Au regard des dispositions de cette loi, on constate à l’évidence qu’un véritable problème d’effectivité se pose. Il n’est point nécessaire d’être juriste, sociologue des media ou acteur  du monde de la communication, pour se convaincre de ses nombreux  déboires. En effet, du fait de ses références à une loi française vétuste et obsolète qui comporte beaucoup d’aspects répressifs conférant aux journalistes plus de devoirs que de droits, cette législation se révèle contraignante et dépassée par l’évolution contemporaine. 
C’est peut être, la raison principale qui explique que les délits de presse soient sévèrement sanctionnés. 

Il s’agit principalement des délits de presse portant atteinte à la chose publique et ceux qui concernent les particuliers ; pour les premiers, il s’agit de l’offense au Chef de l’Etat prévue par l’article 254 du code pénal qui ne donne aucune définition précise de l’infraction précitée. 
Chose faisant que pour une affaire anodine,  un journaliste (ou même un simple citoyen) peut facilement retrouver devant le Temple de Thémis et  atterrir à la citadelle du silence.
Le droit tend le même piège aux professionnels de la communication dans la diffusion de fausses nouvelles prévue  à l’article 155 du code pénal qui renferme les mêmes imprécisions pouvant constituer un sérieux recul pour le journalisme d’investigation. 

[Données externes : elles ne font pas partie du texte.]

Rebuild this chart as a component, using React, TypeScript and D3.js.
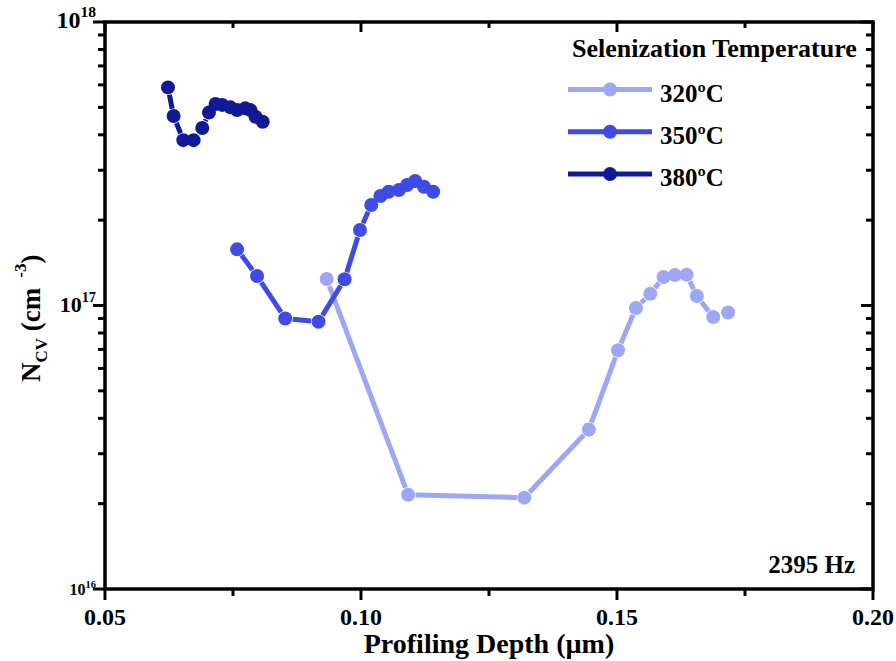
import React from "react";
import * as d3 from "d3";

// ---- data ----
const seriesNames = ["320ºC", "350ºC", "380ºC"];

const depth320 = [0.0933, 0.1092, 0.1319, 0.1445, 0.1502, 0.1537, 0.1565, 0.1591, 0.1613, 0.1636, 0.1656, 0.1688, 0.1717];
const ncv320 = [1.24e17, 2.15e16, 2.1e16, 3.65e16, 6.95e16, 9.8e16, 1.1e17, 1.26e17, 1.28e17, 1.285e17, 1.08e17, 9.1e16, 9.45e16];

const depth350 = [0.0758, 0.0797, 0.0852, 0.0917, 0.0968, 0.0998, 0.102, 0.1038, 0.1054, 0.1074, 0.109, 0.1106, 0.1123, 0.1141];
const ncv350 = [1.578e17, 1.27e17, 9.0e16, 8.76e16, 1.237e17, 1.846e17, 2.262e17, 2.433e17, 2.52e17, 2.556e17, 2.66e17, 2.75e17, 2.625e17, 2.52e17];

const depth380 = [0.0623, 0.0634, 0.0653, 0.0673, 0.069, 0.0703, 0.0716, 0.0729, 0.0745, 0.0758, 0.0774, 0.0784, 0.0794, 0.0808];
const ncv380 = [5.88e17, 4.66e17, 3.83e17, 3.83e17, 4.23e17, 4.79e17, 5.14e17, 5.1e17, 5.0e17, 4.89e17, 4.96e17, 4.89e17, 4.63e17, 4.45e17];

const xTicks = [0.05, 0.1, 0.15, 0.2];
const xTickLabels = ["0.05", "0.10", "0.15", "0.20"];
const xMinorTicks = [0.075, 0.125, 0.175];
const yTicks = [1e16, 1e17, 1e18];
const yTickExponents = ["16", "17", "18"];

const legendTitle = "Selenization Temperature";
const freqLabel = "2395 Hz";
const xTitle = "Profiling Depth (µm)";

// ---- styles ----
const colors = ["#9ea6f6", "#404ae4", "#101a96"];
const FONT = "'Liberation Serif', 'Times New Roman', serif";
const W = 896, H = 661;
const L = 105, R = 873, T = 22, B = 589;

export default function App() {
  const x = d3.scaleLinear().domain([0.05, 0.2]).range([L, R]);
  const y = d3.scaleLog().domain([1e16, 1e18]).range([B, T]);

  const series = [
    { xs: depth320, ys: ncv320 },
    { xs: depth350, ys: ncv350 },
    { xs: depth380, ys: ncv380 },
  ];

  const minorY: number[] = [];
  for (let e = 16; e < 18; e++) for (let m = 2; m <= 9; m++) minorY.push(m * Math.pow(10, e));

  const gap = 7.5;
  const lw = 5;
  const r = 7;
  const yLabelSizes = [16, 22, 24];

  return (
    <div style={{ position: "absolute", left: 0, top: 0 }}>
      <svg width={W} height={H} style={{ display: "block", background: "#fff" }} fontFamily={FONT} fontWeight="bold">
        {/* data */}
        {series.map((s, si) => {
          const pts = s.xs.map((v, i) => [x(v), y(s.ys[i])]);
          const segs: any[] = [];
          for (let i = 0; i < pts.length - 1; i++) {
            const [x1, y1] = pts[i];
            const [x2, y2] = pts[i + 1];
            const dx = x2 - x1, dy = y2 - y1;
            const len = Math.hypot(dx, dy);
            if (len <= 2 * gap + 1) continue;
            const ux = dx / len, uy = dy / len;
            segs.push(
              <line key={i} x1={x1 + ux * gap} y1={y1 + uy * gap} x2={x2 - ux * gap} y2={y2 - uy * gap}
                stroke={colors[si]} strokeWidth={lw} />
            );
          }
          return (
            <g key={si}>
              {segs}
              {pts.map((p, i) => (
                <circle key={i} cx={p[0]} cy={p[1]} r={r} fill={colors[si]} />
              ))}
            </g>
          );
        })}

        {/* ticks */}
        <g stroke="#000" strokeWidth={3}>
          {xTicks.map((t, i) => (
            <g key={"xt" + i}>
              <line x1={x(t)} x2={x(t)} y1={B} y2={B + 11} />
              <line x1={x(t)} x2={x(t)} y1={T} y2={T + 10} />
            </g>
          ))}
          {xMinorTicks.map((t, i) => (
            <g key={"xm" + i}>
              <line x1={x(t)} x2={x(t)} y1={B} y2={B + 7} />
              <line x1={x(t)} x2={x(t)} y1={T} y2={T + 6} />
            </g>
          ))}
          {yTicks.map((t, i) => (
            <g key={"yt" + i}>
              <line x1={L - 12} x2={L} y1={y(t)} y2={y(t)} />
              <line x1={R - 12} x2={R} y1={y(t)} y2={y(t)} />
            </g>
          ))}
          {minorY.map((t, i) => (
            <g key={"ym" + i}>
              <line x1={L - 7} x2={L} y1={y(t)} y2={y(t)} />
              <line x1={R - 7} x2={R} y1={y(t)} y2={y(t)} />
            </g>
          ))}
        </g>

        {/* frame */}
        <rect x={L} y={T} width={R - L} height={B - T} fill="none" stroke="#000" strokeWidth={3.5} />

        {/* x tick labels */}
        {xTicks.map((t, i) => (
          <text key={"xl" + i} x={x(t)} y={625} textAnchor="middle" fontSize={24}>{xTickLabels[i]}</text>
        ))}
        {/* y tick labels */}
        {yTicks.map((t, i) => (
          <text key={"yl" + i} x={96} y={y(t) + 6} textAnchor="end" fontSize={yLabelSizes[i]}>
            10<tspan fontSize={yLabelSizes[i] * 0.65} dy={-yLabelSizes[i] * 0.45}>{yTickExponents[i]}</tspan>
          </text>
        ))}

        {/* axis titles */}
        <text x={(L + R) / 2} y={653} textAnchor="middle" fontSize={28}>{xTitle}</text>
        <g transform="translate(40,382) rotate(-90)">
          <text x={0} y={0} fontSize={27}>
            N<tspan fontSize={17} dy={7}>CV</tspan>
            <tspan dy={-7}> (cm</tspan>
            <tspan fontSize={17} dx={10} dy={-14}>-3</tspan>
            <tspan dy={14} dx={0}>)</tspan>
          </text>
        </g>

        {/* legend */}
        <text x={572} y={57} fontSize={26}>{legendTitle}</text>
        {seriesNames.map((n, i) => {
          const ly = 89.5 + i * 42.3;
          return (
            <g key={"lg" + i}>
              <line x1={568} x2={652} y1={ly} y2={ly} stroke={colors[i]} strokeWidth={lw} />
              <circle cx={610} cy={ly} r={r} fill={colors[i]} />
              <text x={660} y={ly + 12} fontSize={25}>{n}</text>
            </g>
          );
        })}

        <text x={855} y={573} textAnchor="end" fontSize={25}>{freqLabel}</text>
      </svg>
    </div>
  );
}
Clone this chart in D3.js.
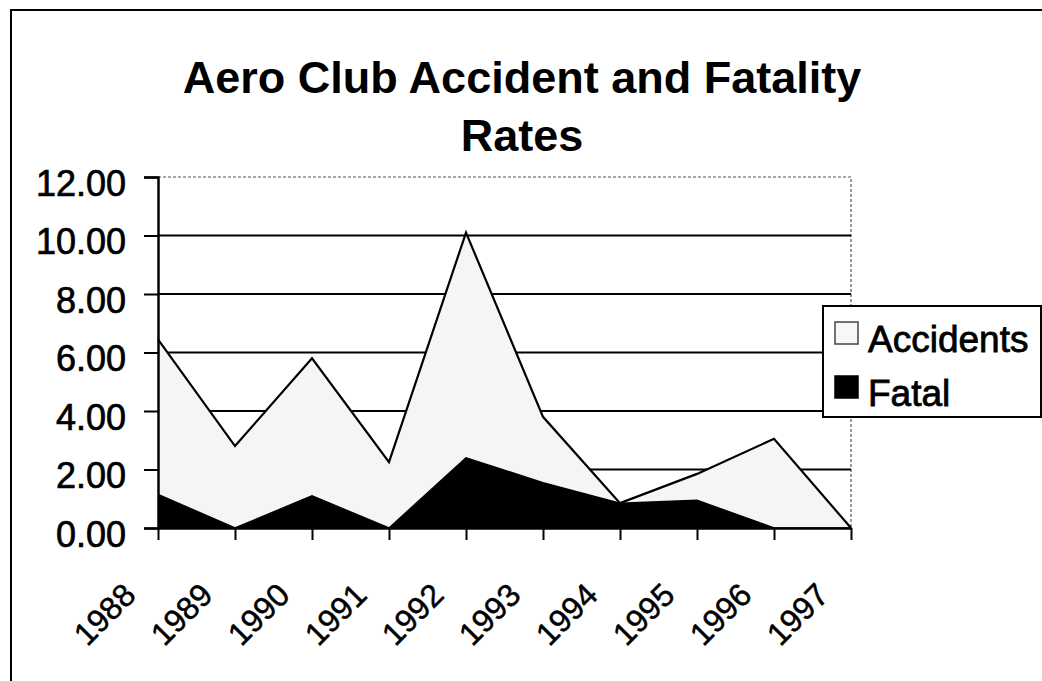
<!DOCTYPE html>
<html>
<head>
<meta charset="utf-8">
<script src="https://cdn.jsdelivr.net/npm/d3@7"></script>
<style>
  html, body { margin: 0; padding: 0; background: #fff; }
  svg { display: block; }
  text { font-family: "Liberation Sans", Arial, sans-serif; fill: #000; }
</style>
</head>
<body>
<svg id="chart" width="1042" height="681"></svg>
<script>
const years = ["1988","1989","1990","1991","1992","1993","1994","1995","1996","1997"];
const accidents = [6.45, 2.8, 5.8, 2.25, 10.1, 3.8, 0.85, 1.85, 3.05, 0];
const fatal = [1.15, 0, 1.1, 0, 2.4, 1.55, 0.85, 0.95, 0, 0];
const yTicks = [0, 2, 4, 6, 8, 10, 12];
const titleLines = ["Aero Club Accident and Fatality", "Rates"];
const seriesNames = ["Accidents", "Fatal"];

const svg = d3.select("#chart");
const plot = { left: 158, right: 851, top: 177, bottom: 528 };

const x = d3.scalePoint().domain(years).range([plot.left, plot.right]);
const y = d3.scaleLinear().domain([0, 12]).range([plot.bottom, plot.top]);

// outer frame
svg.append("path")
  .attr("d", "M11,1000 L11,10 L1100,10")
  .attr("fill", "none").attr("stroke", "#000").attr("stroke-width", 2);

// title
svg.append("g").selectAll("text").data(titleLines).join("text")
  .attr("x", 522).attr("y", (d, i) => 93 + i * 58)
  .attr("text-anchor", "middle")
  .attr("font-size", 45).attr("font-weight", "bold")
  .text(d => d);

// plot border (dotted) top & right
svg.append("path")
  .attr("d", `M${plot.left},${plot.top} L${plot.right},${plot.top} L${plot.right},${plot.bottom}`)
  .attr("fill", "none").attr("stroke", "#555").attr("stroke-width", 1.2)
  .attr("stroke-dasharray", "3,2");

// gridlines
svg.append("g").selectAll("line").data(yTicks.filter(d => d > 0 && d < 12)).join("line")
  .attr("x1", plot.left).attr("x2", plot.right)
  .attr("y1", d => y(d)).attr("y2", d => y(d))
  .attr("stroke", "#000").attr("stroke-width", 2);

// accidents area
const areaGen = d3.area().x((d, i) => x(years[i])).y0(y(0)).y1(d => y(d));
const lineGen = d3.line().x((d, i) => x(years[i])).y(d => y(d));
svg.append("path").datum(accidents).attr("d", areaGen).attr("fill", "#f5f5f5");
svg.append("path").datum(accidents).attr("d", lineGen)
  .attr("fill", "none").attr("stroke", "#000").attr("stroke-width", 2.2)
  .attr("stroke-linejoin", "miter");

// fatal area
svg.append("path").datum(fatal).attr("d", areaGen).attr("fill", "#000");
svg.append("path").datum(fatal).attr("d", lineGen)
  .attr("fill", "none").attr("stroke", "#000").attr("stroke-width", 1.5);

// y axis
const yAxis = d3.axisLeft(y).tickValues(yTicks).tickSize(14).tickPadding(18)
  .tickFormat(d3.format(".2f"));
const gy = svg.append("g").attr("transform", `translate(${plot.left},0)`).call(yAxis);
gy.select(".domain").attr("stroke", "#000").attr("stroke-width", 2.5);
gy.selectAll(".tick line").attr("stroke", "#000").attr("stroke-width", 2);
gy.selectAll(".tick text")
  .attr("font-size", 36).attr("font-family", "Liberation Sans, Arial, sans-serif")
  .attr("fill", "#000").attr("stroke", "#000").attr("stroke-width", 0.7)
  .attr("dy", "0.5em");

// x axis
const xAxis = d3.axisBottom(x).tickSize(12).tickSizeOuter(0).tickPadding(0);
const gx = svg.append("g").attr("transform", `translate(0,${plot.bottom})`).call(xAxis);
gx.select(".domain").attr("stroke", "#000").attr("stroke-width", 2.5);
gx.selectAll(".tick line").attr("stroke", "#000").attr("stroke-width", 2);
gx.selectAll(".tick text")
  .attr("font-size", 32).attr("font-family", "Liberation Sans, Arial, sans-serif")
  .attr("fill", "#000").attr("stroke", "#000").attr("stroke-width", 0.5)
  .attr("text-anchor", "end")
  .attr("dy", null).attr("y", null)
  .attr("transform", "translate(-21,69) rotate(-45)");

// legend
const lg = svg.append("g");
lg.append("rect").attr("x", 823).attr("y", 306).attr("width", 218).attr("height", 111)
  .attr("fill", "#fff").attr("stroke", "#000").attr("stroke-width", 2);
const entries = lg.selectAll("g.entry").data(seriesNames).join("g").attr("class", "entry")
  .attr("transform", (d, i) => `translate(835,${322 + i * 54})`);
entries.append("rect").attr("width", 23).attr("height", 22)
  .attr("fill", (d, i) => i === 0 ? "#f7f7f7" : "#000")
  .attr("stroke", (d, i) => i === 0 ? "#444" : "#000").attr("stroke-width", 1.5);
entries.append("text").attr("x", 33).attr("y", 30)
  .attr("font-size", 37).attr("stroke", "#000").attr("stroke-width", 0.8)
  .text(d => d);
</script>
</body>
</html>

Pour les délits de presse portant atteinte aux particuliers, la sanction du délit de diffamation est plus spectaculaire et par conséquent plus ahurissante avec le renversement de la charge de la preuve  qui n’est guère libre au regard des dispositions de l’article 414 du code de procédure pénale institué par la loi 65-61 du 21 juillet 1965 qui en pose le principe de la liberté. 

Cette remarque du point de vue législatif est renforcée par loi n° 99-05 du 29 janvier 1999 modifiant certaines dispositions du Code pénal, particulièrement en son article 80 qui énonce que «  Les autres manœuvres et actes de nature à compromettre la sécurité publique ou à occasionner des troubles politiques graves, à enfreindre les lois du pays, seront punis d’un emprisonnement, de trois ans au moins et de cinq ans au plus et d’une amende de 100.000 à 1.500.000 francs….».
Cette disposition liberticide constitue la menace la plus grave contre la démocratie et fait partie de l’arsenal législatif qui justifie l’urgence d’une dépénalisation.
Sous ce rapport, il y’a de quoi s’alarmer face au retard d’un nouveau code de la presse plus souple et plus promoteur de la liberté d’expression et de l’entreprise de presse, dans la prise en compte de l’évolution des Technologie de l’Information et de la Communication.
En effet, ce sont entre autres ces sanctions pénales évoquées et la violation flagrante des principes fondamentaux de la procédure pénale  qui ont poussé certains acteurs à souhaiter l’orientation vers  la dépénalisation des délits de presse  qui apparaît comme une nécessite au rayonnement de la démocratie et à la survie des  entreprises de presse  à la seule et unique condition que cette dépénalisation ne rime avec l’impunité, synonyme d’injustice.    
Pathé BA.
Juriste-Chercheur en Science Politique UCAD.